_To do:_ Find the lines that hold the word "matplotlib" and return them.

--- Start Dataset excerpt ---

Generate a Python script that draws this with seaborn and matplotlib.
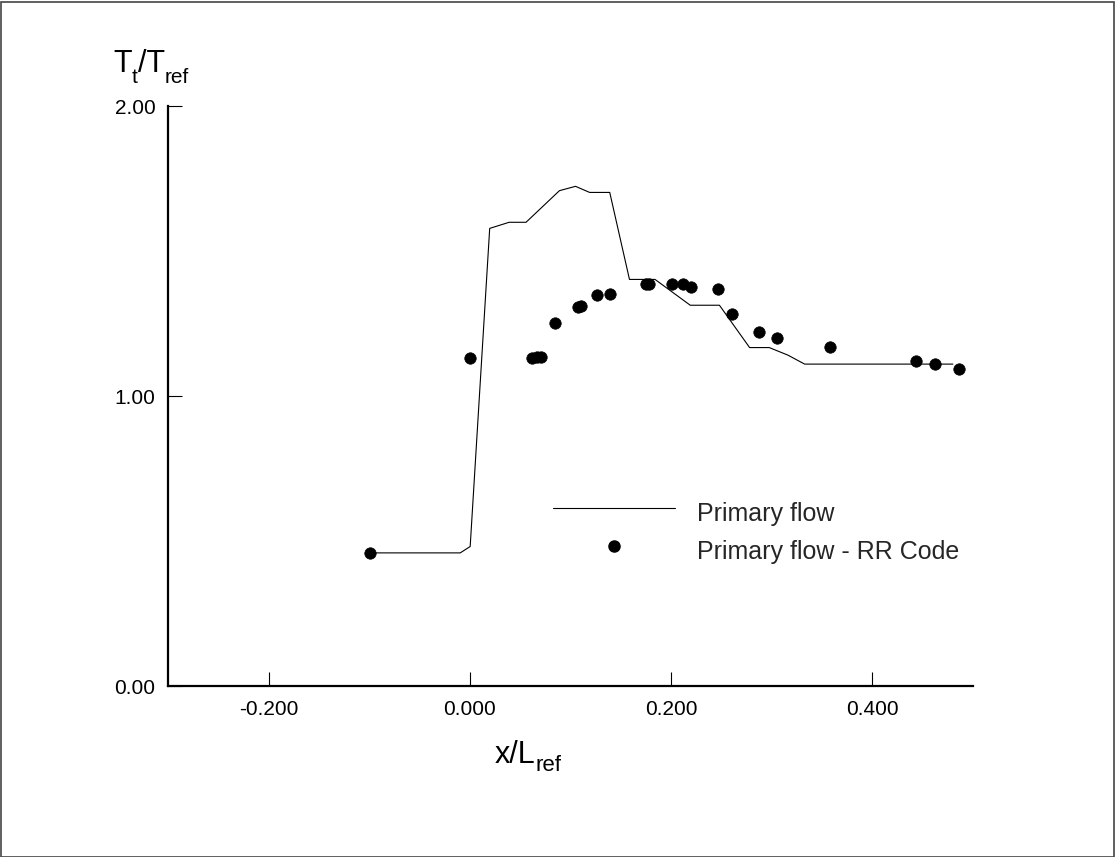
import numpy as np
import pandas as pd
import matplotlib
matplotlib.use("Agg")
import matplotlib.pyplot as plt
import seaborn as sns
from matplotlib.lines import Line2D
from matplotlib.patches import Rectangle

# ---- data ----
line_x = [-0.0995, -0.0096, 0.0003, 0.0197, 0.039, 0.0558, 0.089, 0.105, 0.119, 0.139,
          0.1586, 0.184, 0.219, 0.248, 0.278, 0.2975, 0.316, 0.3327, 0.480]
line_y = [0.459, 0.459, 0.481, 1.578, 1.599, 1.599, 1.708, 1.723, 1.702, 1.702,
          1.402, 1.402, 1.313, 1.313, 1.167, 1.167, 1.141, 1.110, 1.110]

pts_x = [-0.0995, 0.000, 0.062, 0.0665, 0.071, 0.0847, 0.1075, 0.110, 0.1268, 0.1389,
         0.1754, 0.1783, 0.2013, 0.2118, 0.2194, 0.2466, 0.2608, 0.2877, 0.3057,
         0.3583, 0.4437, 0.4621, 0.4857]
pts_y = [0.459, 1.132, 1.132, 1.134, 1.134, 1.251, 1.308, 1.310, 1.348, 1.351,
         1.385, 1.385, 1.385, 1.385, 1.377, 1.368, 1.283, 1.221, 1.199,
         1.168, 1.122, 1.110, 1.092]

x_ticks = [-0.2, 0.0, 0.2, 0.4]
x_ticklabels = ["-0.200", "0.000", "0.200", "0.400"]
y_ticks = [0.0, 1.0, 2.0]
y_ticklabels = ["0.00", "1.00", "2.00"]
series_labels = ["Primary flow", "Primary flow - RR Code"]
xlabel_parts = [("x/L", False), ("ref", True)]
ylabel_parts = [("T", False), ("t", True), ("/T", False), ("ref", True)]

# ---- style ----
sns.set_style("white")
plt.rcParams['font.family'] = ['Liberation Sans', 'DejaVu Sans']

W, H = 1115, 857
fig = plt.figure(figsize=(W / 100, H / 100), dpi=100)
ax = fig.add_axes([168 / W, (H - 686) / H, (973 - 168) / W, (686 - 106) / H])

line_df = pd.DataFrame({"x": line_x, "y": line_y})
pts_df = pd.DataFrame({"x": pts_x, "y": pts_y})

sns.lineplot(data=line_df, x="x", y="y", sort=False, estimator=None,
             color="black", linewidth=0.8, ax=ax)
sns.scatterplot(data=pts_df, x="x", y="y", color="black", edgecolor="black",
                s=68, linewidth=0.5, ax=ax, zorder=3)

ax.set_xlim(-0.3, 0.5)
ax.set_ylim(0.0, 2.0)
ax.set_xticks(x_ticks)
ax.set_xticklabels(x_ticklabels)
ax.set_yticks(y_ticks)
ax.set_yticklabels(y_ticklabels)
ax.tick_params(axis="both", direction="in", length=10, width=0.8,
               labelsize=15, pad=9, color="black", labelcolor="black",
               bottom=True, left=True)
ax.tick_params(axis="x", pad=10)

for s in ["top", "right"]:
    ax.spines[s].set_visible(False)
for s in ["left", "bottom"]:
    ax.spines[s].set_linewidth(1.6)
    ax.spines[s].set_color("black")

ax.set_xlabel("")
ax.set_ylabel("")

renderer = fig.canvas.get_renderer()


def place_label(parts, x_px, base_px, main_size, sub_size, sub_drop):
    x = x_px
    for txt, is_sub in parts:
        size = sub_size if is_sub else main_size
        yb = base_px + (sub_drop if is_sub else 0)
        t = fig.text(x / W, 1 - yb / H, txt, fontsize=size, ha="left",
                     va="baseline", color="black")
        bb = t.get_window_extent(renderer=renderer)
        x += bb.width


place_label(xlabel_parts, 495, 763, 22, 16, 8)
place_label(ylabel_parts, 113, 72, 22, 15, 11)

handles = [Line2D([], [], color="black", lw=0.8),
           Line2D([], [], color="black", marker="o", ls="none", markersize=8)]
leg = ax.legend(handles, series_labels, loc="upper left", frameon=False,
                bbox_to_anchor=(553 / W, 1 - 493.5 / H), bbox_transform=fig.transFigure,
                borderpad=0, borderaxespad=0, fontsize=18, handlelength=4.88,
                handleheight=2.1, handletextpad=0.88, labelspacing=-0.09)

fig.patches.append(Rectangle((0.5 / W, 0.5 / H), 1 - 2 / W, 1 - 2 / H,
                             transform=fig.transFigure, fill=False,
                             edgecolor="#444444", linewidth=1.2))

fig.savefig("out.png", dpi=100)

--- End Dataset excerpt ---

_Output of the exercise:_
Generate a Python script that draws this with seaborn and matplotlib.
import matplotlib
matplotlib.use("Agg")
import matplotlib.pyplot as plt
from matplotlib.lines import Line2D
from matplotlib.patches import Rectangle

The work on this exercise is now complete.